• Records shown
════════════════

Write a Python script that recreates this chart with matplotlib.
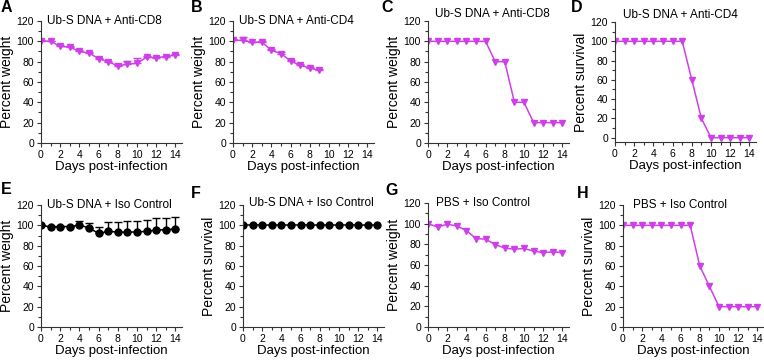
import numpy as np
import matplotlib
matplotlib.use('Agg')
import matplotlib.pyplot as plt
from matplotlib.ticker import MultipleLocator

plt.rcParams['font.family'] = ['Liberation Sans', 'DejaVu Sans']

days = list(range(15))

# percent weight / survival
a_weight = [100.5, 100, 95, 94.4, 90, 88.5, 83, 80, 76, 77.5, 78.5, 84.3, 84, 85, 86.5]
a_err = [0.8, 0.8, 1, 1, 1, 1, 1, 1, 1, 3.3, 5.5, 1, 1, 1, 1]
b_weight = [101, 101, 99, 99.3, 91, 88, 80.6, 76.4, 73.8, 71.5]
b_err = [1, 3.2, 0.8, 0.8, 1, 1.2, 1, 1, 1, 1]
c_weight = [100, 100, 100, 100, 100, 100, 100, 80, 80, 40, 40, 20, 20, 20, 20]
d_surv = [100, 100, 100, 100, 100, 100, 100, 100, 60, 20, 0, 0, 0, 0, 0]
e_weight = [100, 98.5, 98.8, 98.8, 100.2, 97.5, 92, 94, 93.5, 93.2, 93.6, 94, 95.5, 95.7, 96.5]
e_err = [0.5, 0.5, 0.5, 0.5, 4.5, 5, 6, 9, 10, 11, 11, 11, 11.5, 11.5, 11.5]
f_surv = [100] * 15
g_weight = [100, 96.8, 99.4, 97.8, 93.3, 85.6, 85, 79.8, 76.3, 75.3, 76, 73.4, 72, 72.7, 72]
h_surv = [100, 100, 100, 100, 100, 100, 100, 100, 60, 40, 20, 20, 20, 20, 20]

MAG = '#cf3fe8'
W, H = 764, 360

# letter, title, y, err, color, marker, ylabel, left px, axis-bottom px, top px, ymin, letter pos, title pos
panels = [
    ('A', 'Ub-S DNA + Anti-CD8', a_weight, a_err, MAG, 'v', 'Percent weight', 41, 143, 21, 0, (1, 12), (0.04, 1.0)),
    ('B', 'Ub-S DNA + Anti-CD4', b_weight, b_err, MAG, 'v', 'Percent weight', 233, 143, 21, 0, (191, 12), (0.04, 1.0)),
    ('C', 'Ub-S DNA + Anti-CD8', c_weight, None, MAG, 'v', 'Percent weight', 428, 143, 21, 0, (381, 12), (0.05, 1.06)),
    ('D', 'Ub-S DNA + Anti-CD4', d_surv, None, MAG, 'v', 'Percent survival', 615, 142, 22, -4.5, (571, 12), (0.06, 1.06)),
    ('E', 'Ub-S DNA + Iso Control', e_weight, e_err, 'black', 'o', 'Percent weight', 41, 327, 205, 0, (1, 194), (0.04, 1.0)),
    ('F', 'Ub-S DNA + Iso Control', f_surv, None, 'black', 'o', 'Percent survival', 243, 327, 205, 0, (191, 198), (0.04, 1.02)),
    ('G', 'PBS + Iso Control', g_weight, None, MAG, 'v', 'Percent weight', 428, 327, 203, 0, (385, 195), (0.06, 1.0)),
    ('H', 'PBS + Iso Control', h_surv, None, MAG, 'v', 'Percent survival', 623, 327, 205, 0, (577, 198), (0.07, 1.0)),
]

fig = plt.figure(figsize=(W / 100, H / 100), dpi=100)

for letter, title, y, err, col, mk, ylab, left, y0, ytop, ymin, lpos, tpos in panels:
    width_px = 9.6 * 14.7
    ax = fig.add_axes([left / W, 1 - y0 / H, width_px / W, (y0 - ytop) / H])
    x = days[:len(y)]
    ms = 4.5 if mk == 'v' else 5
    if err is not None:
        ax.errorbar(x, y, yerr=[np.zeros(len(err)), err], color=col, marker=mk, ms=ms,
                    lw=1.1, elinewidth=1.0, capsize=3, capthick=1.0)
    else:
        ax.plot(x, y, color=col, marker=mk, ms=ms, lw=1.1)
    ax.set_xlim(0, 14.7)
    ax.set_ylim(ymin, 120)
    ax.xaxis.set_major_locator(MultipleLocator(2))
    ax.xaxis.set_minor_locator(MultipleLocator(1))
    ax.yaxis.set_major_locator(MultipleLocator(20))
    ax.yaxis.set_minor_locator(MultipleLocator(10))
    ax.tick_params(which='both', direction='out', labelsize=7.5, width=0.8, color='#333333')
    ax.tick_params(which='major', length=3)
    ax.tick_params(which='minor', length=2)
    ax.tick_params(axis='y', pad=2)
    ax.tick_params(axis='x', pad=2)
    for s in ['top', 'right']:
        ax.spines[s].set_visible(False)
    for s in ['left', 'bottom']:
        ax.spines[s].set_linewidth(0.8)
        ax.spines[s].set_color('#333333')
    ax.set_xlabel('Days post-infection', fontsize=9.5, labelpad=1)
    ax.set_ylabel(ylab, fontsize=10, labelpad=2)
    ax.text(tpos[0], tpos[1], title, transform=ax.transAxes, fontsize=8.5, va='center', ha='left')
    ax.patch.set_alpha(0)
    fig.text(lpos[0] / W, 1 - lpos[1] / H, letter, fontsize=11.5, fontweight='bold', ha='left', va='baseline')

fig.savefig('out.png', dpi=100)
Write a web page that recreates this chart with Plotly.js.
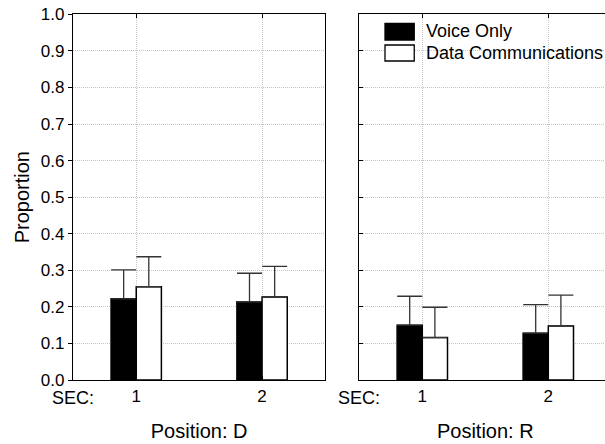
<!DOCTYPE html>
<html>
<head>
<meta charset="utf-8">
<script src="https://cdn.plot.ly/plotly-3.0.1.min.js"></script>
<style>
  html, body { margin: 0; padding: 0; overflow: hidden; background: #fff; width: 605px; height: 444px; }
  #wrap { width: 605px; height: 444px; overflow: hidden; position: relative; }
  #chart { width: 612px; height: 444px; position: absolute; left: 0; top: 0; }
</style>
</head>
<body>
<div id="wrap"><div id="chart"></div></div>
<script>
// SEC levels on the x axis
const secLevels = [1, 2];
const secLabels = ['1', '2'];

// Series names and fills
const seriesNames = ['Voice Only', 'Data Communications'];
const seriesFills = ['#000000', '#ffffff'];

// Position D: mean proportion and upper error
const voiceD = [0.222, 0.214];
const voiceDErr = [0.079, 0.078];
const dataD = [0.255, 0.227];
const dataDErr = [0.082, 0.084];

// Position R: mean proportion and upper error
const voiceR = [0.150, 0.128];
const voiceRErr = [0.079, 0.078];
const dataR = [0.116, 0.148];
const dataRErr = [0.083, 0.084];

const FONT = 'Liberation Sans, Arial, Helvetica, sans-serif';

function barTrace(y, err, idx, xa, ya) {
  return {
    type: 'bar',
    x: secLevels,
    y: y,
    name: seriesNames[idx],
    xaxis: xa,
    yaxis: ya,
    showlegend: false,
    marker: { color: seriesFills[idx], line: { color: '#000', width: 1.5 } },
    error_y: {
      type: 'data', array: err, symmetric: false,
      arrayminus: err.map(() => 0),
      color: '#333', thickness: 1.3, width: 12.5
    },
    hoverinfo: 'y'
  };
}

const traces = [
  barTrace(voiceD, voiceDErr, 0, 'x', 'y'),
  barTrace(dataD, dataDErr, 1, 'x', 'y'),
  barTrace(voiceR, voiceRErr, 0, 'x2', 'y2'),
  barTrace(dataR, dataRErr, 1, 'x2', 'y2')
];

const W = 612, H = 444;
const yDom = [0.1441, 0.9678];
const GRID = '#c6c6c6';

function xAxis(domain, titleText, anchor) {
  return {
    domain: domain, anchor: anchor,
    range: [0.5, 2.5],
    tickvals: secLevels, ticktext: secLabels,
    ticks: 'inside', ticklen: 4, tickcolor: '#000', mirror: 'ticks',
    showline: true, linecolor: '#000', linewidth: 1.4,
    showgrid: true, gridcolor: GRID, griddash: '1px,1px', gridwidth: 1,
    zeroline: false,
    tickfont: { family: FONT, size: 17, color: '#000' },
    title: { text: titleText, font: { family: FONT, size: 20, color: '#000' }, standoff: 19 },
    automargin: false, fixedrange: true
  };
}

function yAxisBase(anchor) {
  return {
    domain: yDom, anchor: anchor,
    range: [0, 1], tick0: 0, dtick: 0.1,
    showline: true, linecolor: '#000', linewidth: 1.4, mirror: true,
    showgrid: true, gridcolor: GRID, griddash: '1px,1px', gridwidth: 1,
    zeroline: false, tickcolor: '#000',
    automargin: false, fixedrange: true
  };
}

const yLeft = Object.assign(yAxisBase('x'), {
  ticks: 'outside', ticklen: 4,
  tickformat: '.1f',
  tickfont: { family: FONT, size: 17, color: '#000' },
  title: { text: 'Proportion', font: { family: FONT, size: 20, color: '#000' }, standoff: 6 }
});

const yRight = Object.assign(yAxisBase('x2'), {
  ticks: 'inside', ticklen: 4, showticklabels: false
});

// extra inner ticks along the right edge of the left panel
const yLeftMirror = {
  overlaying: 'y', anchor: 'x', side: 'right',
  range: [0, 1],
  tickvals: [0.125, 0.25, 0.375, 0.5, 0.625, 0.75, 0.875],
  ticks: 'inside', ticklen: 4, tickcolor: '#000',
  showticklabels: false, showgrid: false, showline: false, zeroline: false,
  automargin: false, fixedrange: true
};

// legend drawn inside the right panel
const legendRows = [
  { y0: 0.9297, y1: 0.9754, ty: 0.953 },
  { y0: 0.8723, y1: 0.916, ty: 0.894 }
];
const shapes = [];
const annotations = [];
legendRows.forEach((r, i) => {
  shapes.push({
    type: 'rect', xref: 'x2 domain', yref: 'y2 domain',
    x0: 0.102, x1: 0.218, y0: r.y0, y1: r.y1,
    fillcolor: seriesFills[i], line: { color: '#000', width: 1.3 }, layer: 'above'
  });
  annotations.push({
    xref: 'x2 domain', yref: 'y2 domain', x: 0.2567, y: r.ty,
    xanchor: 'left', yanchor: 'middle', showarrow: false,
    text: seriesNames[i],
    font: { family: FONT, size: 18, color: '#000' }
  });
});

// "SEC:" captions at the left end of each x axis
[['x domain', 'y domain'], ['x2 domain', 'y2 domain']].forEach(([xr, yr]) => {
  annotations.push({
    xref: xr, yref: yr, x: 0, y: -0.048,
    xanchor: 'center', yanchor: 'middle', showarrow: false,
    text: 'SEC:', font: { family: FONT, size: 18, color: '#000' }
  });
});

const layout = {
  width: W, height: H,
  margin: { l: 0, r: 0, t: 0, b: 0, pad: 0 },
  paper_bgcolor: '#fff', plot_bgcolor: '#fff',
  barmode: 'group', bargap: 0.6, bargroupgap: 0,
  showlegend: false,
  font: { family: FONT, color: '#000' },
  xaxis: xAxis([73.3 / W, 325 / W], 'Position: D', 'y'),
  xaxis2: xAxis([359.3 / W, 611.3 / W], 'Position: R', 'y2'),
  yaxis: yLeft,
  yaxis2: yRight,
  yaxis3: yLeftMirror,
  shapes: shapes,
  annotations: annotations
};

Plotly.newPlot('chart', traces, layout, { staticPlot: true, displayModeBar: false });
</script>
</body>
</html>
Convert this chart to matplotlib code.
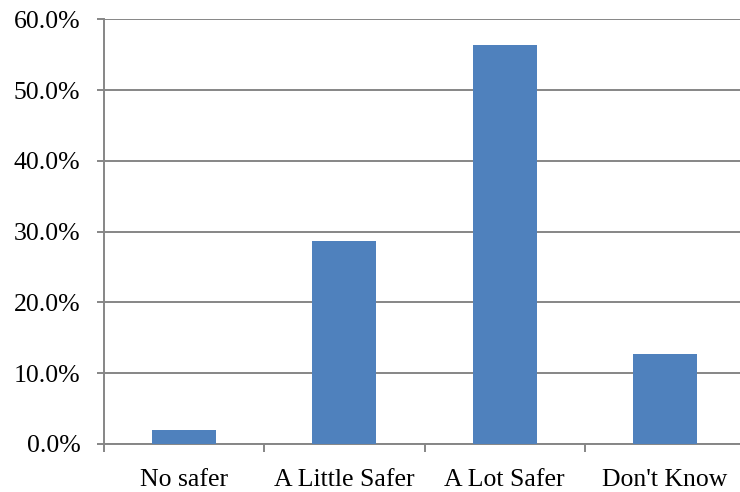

════════════════

• What to work on
Copy the records above exactly, from the first line through the line containing "days = list(range(15))", and leave out the pictures.

• Complete response
Write a Python script that recreates this chart with matplotlib.
import numpy as np
import matplotlib
matplotlib.use('Agg')
import matplotlib.pyplot as plt
from matplotlib.ticker import MultipleLocator

plt.rcParams['font.family'] = ['Liberation Sans', 'DejaVu Sans']

days = list(range(15))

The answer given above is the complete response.